People are curious, and they think in terms of questions; this is what made the invention of the web browser and the Google search bar so revolutionary in the democratization of the Internet. Internet users could search for the web pages and information that interested them, rather than coming to the Web with expert knowledge of its contents. Data analytics needs a similar search-focused tool to power true democratization.
Ask MI is a new, AI-powered search-based market intelligence solution that delivers consumer and market insights into the hands of everyone in the business.

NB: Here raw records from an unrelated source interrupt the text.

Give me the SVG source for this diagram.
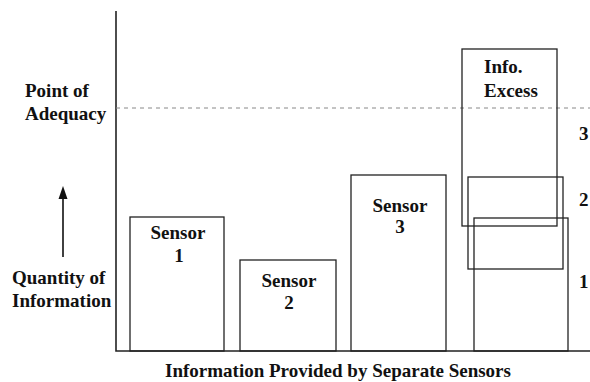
<svg xmlns="http://www.w3.org/2000/svg" width="590" height="382" viewBox="0 0 590 382">
<style>
text{font-family:"Liberation Serif","Times New Roman",serif;font-weight:bold;font-size:19px;fill:#111}
.c{text-anchor:middle}
.box{fill:none;stroke:#222;stroke-width:1.3}
.axis{stroke:#222;stroke-width:1.6;fill:none}
.dash{stroke:#888;stroke-width:1;stroke-dasharray:4 4;fill:none}
</style>
<g id="axes">
<path class="axis" d="M116,11 V351 H590"/>
<path class="dash" d="M116,108 H590"/>
</g>
<g id="connectors">
<line x1="63" y1="257" x2="63" y2="196" stroke="#111" stroke-width="1.6"/>
<polygon points="63,186 58.5,199 67.5,199" fill="#111"/>
</g>
<g id="label-adequacy">
<text x="25" y="97">Point of</text>
<text x="25" y="120">Adequacy</text>
</g>
<g id="label-quantity">
<text x="12" y="284">Quantity of</text>
<text x="12" y="307">Information</text>
</g>
<g id="sensor1">
<rect class="box" x="130" y="217" width="94" height="134"/>
<text class="c" x="178" y="239">Sensor</text>
<text class="c" x="179" y="262">1</text>
</g>
<g id="sensor2">
<rect class="box" x="240" y="260" width="96" height="91"/>
<text class="c" x="289" y="287">Sensor</text>
<text class="c" x="289" y="309">2</text>
</g>
<g id="sensor3">
<rect class="box" x="351" y="175" width="95" height="176"/>
<text class="c" x="400" y="212">Sensor</text>
<text class="c" x="400" y="233">3</text>
</g>
<g id="excess">
<rect class="box" x="462" y="49" width="95" height="177"/>
<text x="484" y="73">Info.</text>
<text x="484" y="97">Excess</text>
</g>
<g id="stack2">
<rect class="box" x="468" y="177" width="95" height="92"/>
</g>
<g id="stack1">
<rect class="box" x="474" y="218" width="94" height="133"/>
</g>
<g id="right-labels">
<text x="579" y="140">3</text>
<text x="579" y="206">2</text>
<text x="579" y="288">1</text>
</g>
<g id="title">
<text class="c" x="338" y="377">Information Provided by Separate Sensors</text>
</g>
</svg>
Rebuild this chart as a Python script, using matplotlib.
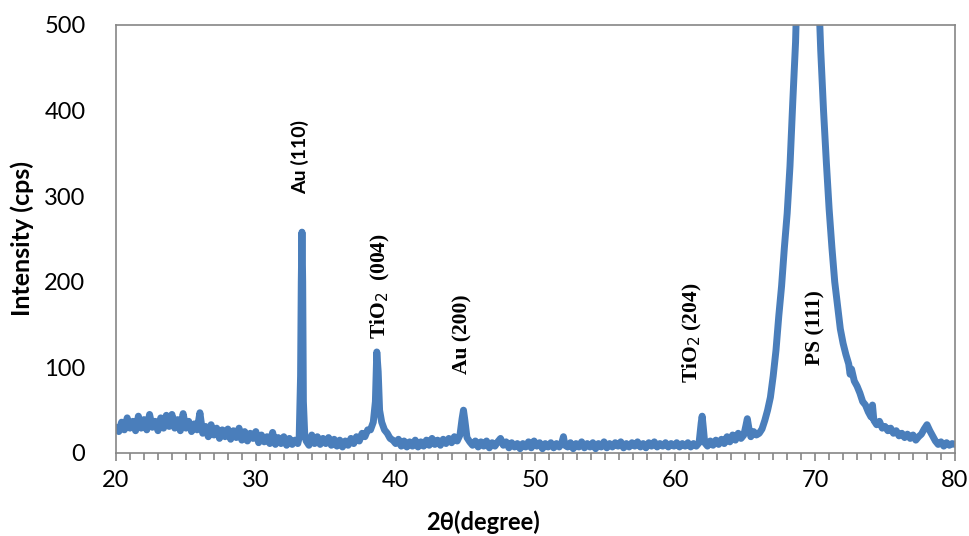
import matplotlib
matplotlib.use("Agg")
import matplotlib.pyplot as plt
from matplotlib.ticker import MultipleLocator

# XRD pattern
two_theta = [
    20.0, 20.2, 20.4, 20.6, 20.8, 21.0, 21.2, 21.4, 21.6, 21.8,
    22.0, 22.2, 22.4, 22.6, 22.8, 23.0, 23.2, 23.4, 23.6, 23.8,
    24.0, 24.2, 24.4, 24.6, 24.8, 25.0, 25.2, 25.4, 25.6, 25.8,
    26.0, 26.2, 26.4, 26.6, 26.8, 27.0, 27.2, 27.4, 27.6, 27.8,
    28.0, 28.2, 28.4, 28.6, 28.8, 29.0, 29.2, 29.4, 29.6, 29.8,
    30.0, 30.2, 30.4, 30.6, 30.8, 31.0, 31.2, 31.4, 31.6, 31.8,
    32.0, 32.2, 32.4, 32.6, 32.8, 33.0, 33.1, 33.2, 33.25, 33.3,
    33.35, 33.4, 33.5, 33.6, 33.8, 34.0, 34.2, 34.4, 34.6, 34.8,
    35.0, 35.2, 35.4, 35.6, 35.8, 36.0, 36.2, 36.4, 36.6, 36.8,
    37.0, 37.2, 37.4, 37.6, 37.8, 38.0, 38.2, 38.4, 38.55, 38.65,
    38.75, 38.85, 39.0, 39.2, 39.4, 39.6, 39.8, 40.0, 40.2, 40.4,
    40.6, 40.8, 41.0, 41.2, 41.4, 41.6, 41.8, 42.0, 42.2, 42.4,
    42.6, 42.8, 43.0, 43.2, 43.4, 43.6, 43.8, 44.0, 44.2, 44.4,
    44.6, 44.75, 44.85, 44.95, 45.1, 45.3, 45.5, 45.7, 45.9, 46.1,
    46.3, 46.5, 46.7, 46.9, 47.1, 47.3, 47.5, 47.7, 47.9, 48.1,
    48.3, 48.5, 48.7, 48.9, 49.1, 49.3, 49.5, 49.7, 49.9, 50.1,
    50.3, 50.5, 50.7, 50.9, 51.1, 51.3, 51.5, 51.7, 51.9, 52.0,
    52.1, 52.3, 52.5, 52.7, 52.9, 53.1, 53.3, 53.5, 53.7, 53.9,
    54.1, 54.3, 54.5, 54.7, 54.9, 55.1, 55.3, 55.5, 55.7, 55.9,
    56.1, 56.3, 56.5, 56.7, 56.9, 57.1, 57.3, 57.5, 57.7, 57.9,
    58.1, 58.3, 58.5, 58.7, 58.9, 59.1, 59.3, 59.5, 59.7, 59.9,
    60.1, 60.3, 60.5, 60.7, 60.9, 61.1, 61.3, 61.5, 61.7, 61.85,
    61.92, 62.0, 62.1, 62.3, 62.5, 62.7, 62.9, 63.1, 63.3, 63.5,
    63.7, 63.9, 64.1, 64.3, 64.5, 64.7, 64.9, 65.05, 65.15, 65.25,
    65.4, 65.6, 65.8, 66.0, 66.2, 66.4, 66.6, 66.8, 67.0, 67.2,
    67.4, 67.6, 67.8, 68.0, 68.2, 68.4, 68.6, 68.8, 69.0, 69.5,
    70.0, 70.2, 70.4, 70.6, 70.8, 71.0, 71.2, 71.4, 71.6, 71.8,
    72.0, 72.2, 72.4, 72.5, 72.6, 72.8, 73.0, 73.2, 73.4, 73.6,
    73.8, 74.0, 74.1, 74.2, 74.4, 74.6, 74.8, 75.0, 75.2, 75.4,
    75.6, 75.8, 76.0, 76.2, 76.4, 76.6, 76.8, 77.0, 77.2, 77.4,
    77.6, 77.8, 78.0, 78.2, 78.4, 78.6, 78.8, 79.0, 79.2, 79.4,
    79.6, 79.8, 80.0,
]
intensity = [
    30, 25, 36, 27, 41, 29, 37, 26, 43, 29,
    39, 27, 45, 30, 37, 26, 41, 29, 44, 31,
    45, 29, 39, 26, 46, 29, 37, 25, 34, 27,
    47, 23, 31, 19, 33, 21, 29, 17, 27, 19,
    28, 16, 26, 18, 29, 15, 25, 14, 23, 17,
    25, 12, 21, 13, 19, 11, 24, 10, 18, 11,
    19, 9, 17, 10, 15, 11, 18, 90, 200, 258,
    200, 60, 20, 14, 9, 21, 11, 19, 10, 17,
    11, 18, 9, 16, 8, 15, 7, 14, 9, 17,
    11, 19, 14, 23, 19, 27, 27, 36, 60, 118,
    95, 50, 36, 27, 23, 17, 15, 11, 16, 8,
    14, 7, 13, 8, 15, 7, 13, 8, 15, 9,
    17, 10, 15, 9, 16, 11, 17, 12, 19, 14,
    21, 40, 50, 38, 18, 13, 9, 14, 7, 13,
    8, 14, 6, 12, 8, 13, 17, 9, 13, 6,
    12, 7, 11, 5, 11, 7, 13, 6, 14, 8,
    12, 5, 11, 7, 12, 6, 11, 7, 13, 19,
    9, 7, 12, 5, 11, 7, 13, 6, 11, 7,
    12, 5, 11, 7, 13, 6, 11, 7, 12, 8,
    13, 6, 11, 7, 12, 8, 13, 7, 11, 6,
    12, 8, 13, 7, 11, 8, 12, 7, 11, 8,
    12, 7, 11, 8, 12, 7, 11, 8, 12, 35,
    43, 30, 12, 8, 14, 9, 15, 10, 16, 11,
    19, 13, 21, 15, 23, 17, 21, 32, 40, 30,
    19, 25, 21, 23, 28, 38, 50, 65, 90, 120,
    160, 195, 240, 280, 335, 410, 480, 600, 750, 950,
    750, 560, 470, 400, 340, 285, 240, 200, 172, 145,
    128, 115, 104, 92, 98, 84, 78, 70, 60, 56,
    48, 42, 56, 38, 33, 37, 29, 31, 26, 29,
    23, 26, 20, 23, 18, 22, 17, 21, 15, 19,
    22, 28, 33, 26, 20, 14, 10, 13, 8, 12,
    9, 11, 10,
]

peak_labels = ["Au (110)", "TiO$_2$  (004)", "Au (200)", "TiO$_2$ (204)", "PS (111)"]
label_x = [33.15, 38.95, 44.75, 61.2, 70.0]
label_y = [303, 133, 92, 82, 103]
label_fonts = [["Lato", "DejaVu Sans"], "Liberation Serif", "Liberation Serif",
               "Liberation Serif", "Liberation Serif"]
label_sizes = [14, 15.5, 15.5, 15.5, 15.5]

fig = plt.figure(figsize=(9.7, 5.36), dpi=100)
ax = fig.add_axes([0.1196, 0.1549, 0.8649, 0.7985])

ax.plot(two_theta, intensity, color="#4a7ebb", linewidth=5,
        solid_joinstyle="round", solid_capstyle="round")

for lab, lx, ly, fam, fs in zip(peak_labels, label_x, label_y, label_fonts, label_sizes):
    ax.text(lx, ly, lab, rotation=90, ha="center", va="bottom",
            fontsize=fs, fontweight="bold", family=fam)

ax.set_xlim(20, 80)
ax.set_ylim(0, 500)
ax.xaxis.set_major_locator(MultipleLocator(10))
ax.xaxis.set_minor_locator(MultipleLocator(1))
ax.yaxis.set_major_locator(MultipleLocator(100))

for s in ax.spines.values():
    s.set_color("#868686")
    s.set_linewidth(1.2)

ax.tick_params(axis="x", which="both", direction="out", color="#868686",
               width=1.2, labelsize=17)
ax.tick_params(axis="x", which="major", length=6, pad=6)
ax.tick_params(axis="x", which="minor", length=5)
ax.tick_params(axis="y", length=0, labelsize=17, pad=22)
for lab in ax.get_xticklabels() + ax.get_yticklabels():
    lab.set_family(["Lato", "DejaVu Sans"])

ax.set_xlabel("2θ(degree)", fontsize=17, fontweight="bold",
              family=["Lato", "DejaVu Sans"], labelpad=1)
ax.xaxis.set_label_coords(0.437, -0.135)
ax.set_ylabel("Intensity (cps)", fontsize=18, fontweight="bold",
              family=["Lato", "DejaVu Sans"])
ax.yaxis.set_label_coords(-0.098, 0.5)

fig.savefig("out.png", dpi=100)
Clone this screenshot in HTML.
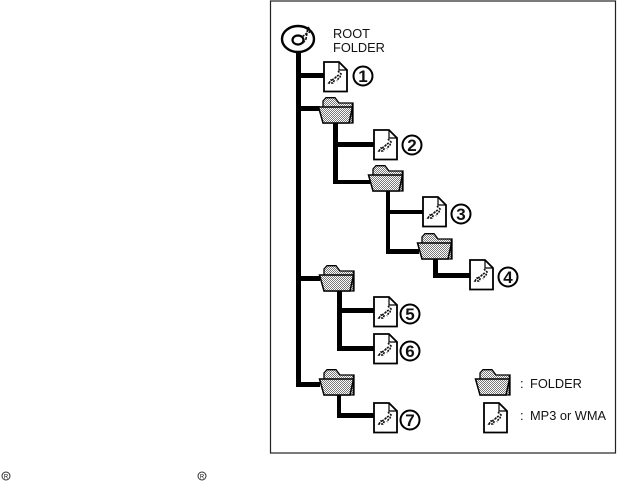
<!DOCTYPE html>
<html>
<head>
<meta charset="utf-8">
<style>
html,body{margin:0;padding:0;background:#fff;width:617px;height:481px;overflow:hidden}
svg{display:block}
text{font-family:"Liberation Sans",sans-serif;fill:#111}
.t{font-size:12.8px}
.n{font-size:17px;font-weight:bold;text-anchor:middle}
</style>
</head>
<body>
<svg width="617" height="481" viewBox="0 0 617 481" xmlns="http://www.w3.org/2000/svg">
<defs>
<pattern id="st" width="2" height="2" patternUnits="userSpaceOnUse">
<rect width="2" height="2" fill="#fff"/>
<rect width="1" height="1" fill="#777"/>
<rect x="1" y="1" width="1" height="1" fill="#777"/>
</pattern>
<g id="doc">
<path d="M1 1H16L24 9V30.500H1Z" fill="#fff" stroke="#000" stroke-width="1.800"/>
<path d="M16 1V9H24" fill="none" stroke="#000" stroke-width="1.200"/>
<path d="M6 22l2-3 3 1-1 2zM9 19l3-2M12 17l2-2M14 15l2-1M15 10l3 3-1 3-2 2-1 2" fill="none" stroke="#111" stroke-width="1.600" stroke-dasharray="2 1"/>
</g>
<g id="fld">
<path d="M5 9V4L8 .7H17L21 6H35V26H5Z" fill="url(#st)" stroke="#000" stroke-width="1.300"/>
<path d="M.5 10H34.500L31 26H5Z" fill="url(#st)" stroke="#000" stroke-width="1.500"/>
<path d="M34.500 6V26" stroke="#000" stroke-width="1.600"/>
</g>
</defs>

<rect x="270.500" y="1" width="345" height="452" fill="none" stroke="#222" stroke-width="1.200"/>

<!-- connectors -->
<g fill="#000">
<rect x="296" y="52" width="5" height="335"/>
<rect x="298" y="73" width="26" height="5"/>
<rect x="298" y="106" width="22" height="5"/>
<rect x="298" y="276" width="22" height="5"/>
<rect x="298" y="382" width="22" height="5"/>

<rect x="333" y="122" width="5" height="62"/>
<rect x="335" y="142" width="39" height="5"/>
<rect x="335" y="180" width="35" height="4"/>

<rect x="386" y="190" width="4" height="63"/>
<rect x="388" y="210" width="35" height="4"/>
<rect x="386" y="249" width="33" height="5"/>

<rect x="433" y="258" width="5" height="19"/>
<rect x="433" y="273" width="37" height="5"/>

<rect x="337" y="290" width="5" height="60"/>
<rect x="339" y="308" width="35" height="5"/>
<rect x="337" y="346" width="37" height="5"/>

<rect x="337" y="394" width="4" height="23"/>
<rect x="337" y="413" width="37" height="5"/>
</g>

<!-- root disc -->
<ellipse cx="298" cy="39" rx="16" ry="13" fill="#fff" stroke="#000" stroke-width="2.400"/>
<ellipse cx="298" cy="40" rx="5.500" ry="4.500" fill="#fff" stroke="#000" stroke-width="2.200"/>
<path d="M303 43l3-4 1-6 1-6M308 27l2 3-1 3M302 37l5-4" fill="none" stroke="#111" stroke-width="1.600" stroke-dasharray="3 1"/>
<text class="t" x="333" y="38">ROOT</text>
<text class="t" x="333" y="52">FOLDER</text>

<!-- documents -->
<use href="#doc" x="323" y="61"/>
<use href="#doc" x="373" y="129"/>
<use href="#doc" x="422" y="196"/>
<use href="#doc" x="469" y="259"/>
<use href="#doc" x="373" y="296"/>
<use href="#doc" x="373" y="333"/>
<use href="#doc" x="373" y="402"/>
<use href="#doc" x="483" y="402"/>

<!-- folders -->
<use href="#fld" x="318" y="97"/>
<use href="#fld" x="368" y="165"/>
<use href="#fld" x="417" y="233"/>
<use href="#fld" x="319" y="265"/>
<use href="#fld" x="319" y="369"/>
<use href="#fld" x="475" y="369"/>

<!-- numbers -->
<g fill="#fff" stroke="#000" stroke-width="2">
<circle cx="363" cy="76" r="9.500"/>
<circle cx="412" cy="145" r="9.500"/>
<circle cx="461" cy="214" r="9.500"/>
<circle cx="508" cy="277" r="9.500"/>
<circle cx="410" cy="314" r="9.500"/>
<circle cx="410" cy="351" r="9.500"/>
<circle cx="410" cy="420" r="9.500"/>
</g>
<text class="n" x="363" y="82">1</text>
<text class="n" x="412" y="151">2</text>
<text class="n" x="461" y="220">3</text>
<text class="n" x="508" y="283">4</text>
<text class="n" x="410" y="320">5</text>
<text class="n" x="410" y="357">6</text>
<text class="n" x="410" y="426">7</text>

<!-- legend -->
<text class="t" x="520" y="388">:</text>
<text class="t" x="530" y="388">FOLDER</text>
<text class="t" x="520" y="420">:</text>
<text class="t" x="530" y="420">MP3 or WMA</text>

<!-- registered marks -->
<circle cx="6" cy="476" r="4" fill="none" stroke="#333" stroke-width="1"/>
<circle cx="202" cy="476" r="4" fill="none" stroke="#333" stroke-width="1"/>
<text x="6" y="478.500" font-size="6" text-anchor="middle">R</text>
<text x="202" y="478.500" font-size="6" text-anchor="middle">R</text>
</svg>
</body>
</html>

Ask MI works differently than other typical data dashboards to provide true data storytelling. Rather than passively reviewing data dashboards, users ask questions using a familiar search bar (like “What are consumers saying about my brand?”) and receive data-backed answers in seconds. Category-specific visual dashboards are tailored to specific business users in marketing, brand management, and product innovation, with total visibility into where all data comes from in the first place. Ask MI combines the power of big data and AI with the simple usability of Google to deliver easy-to-understand insights all in one place.
The addition of Ask MI to Skai’s commerce intelligence engine makes it possible to truly democratize data-driven decision-making. The Skai platform is a strong, future-proof foundation of robust data that’s harmonized into taxonomies so that all data speaks the same language. With that foundation in place, data insights are made actionable when presented as data-driven stories about business needs in an easy-to-use format.
Now everyone can make better decisions based on a single source of reliable, up-to-the-minute information from thousands of external data sources.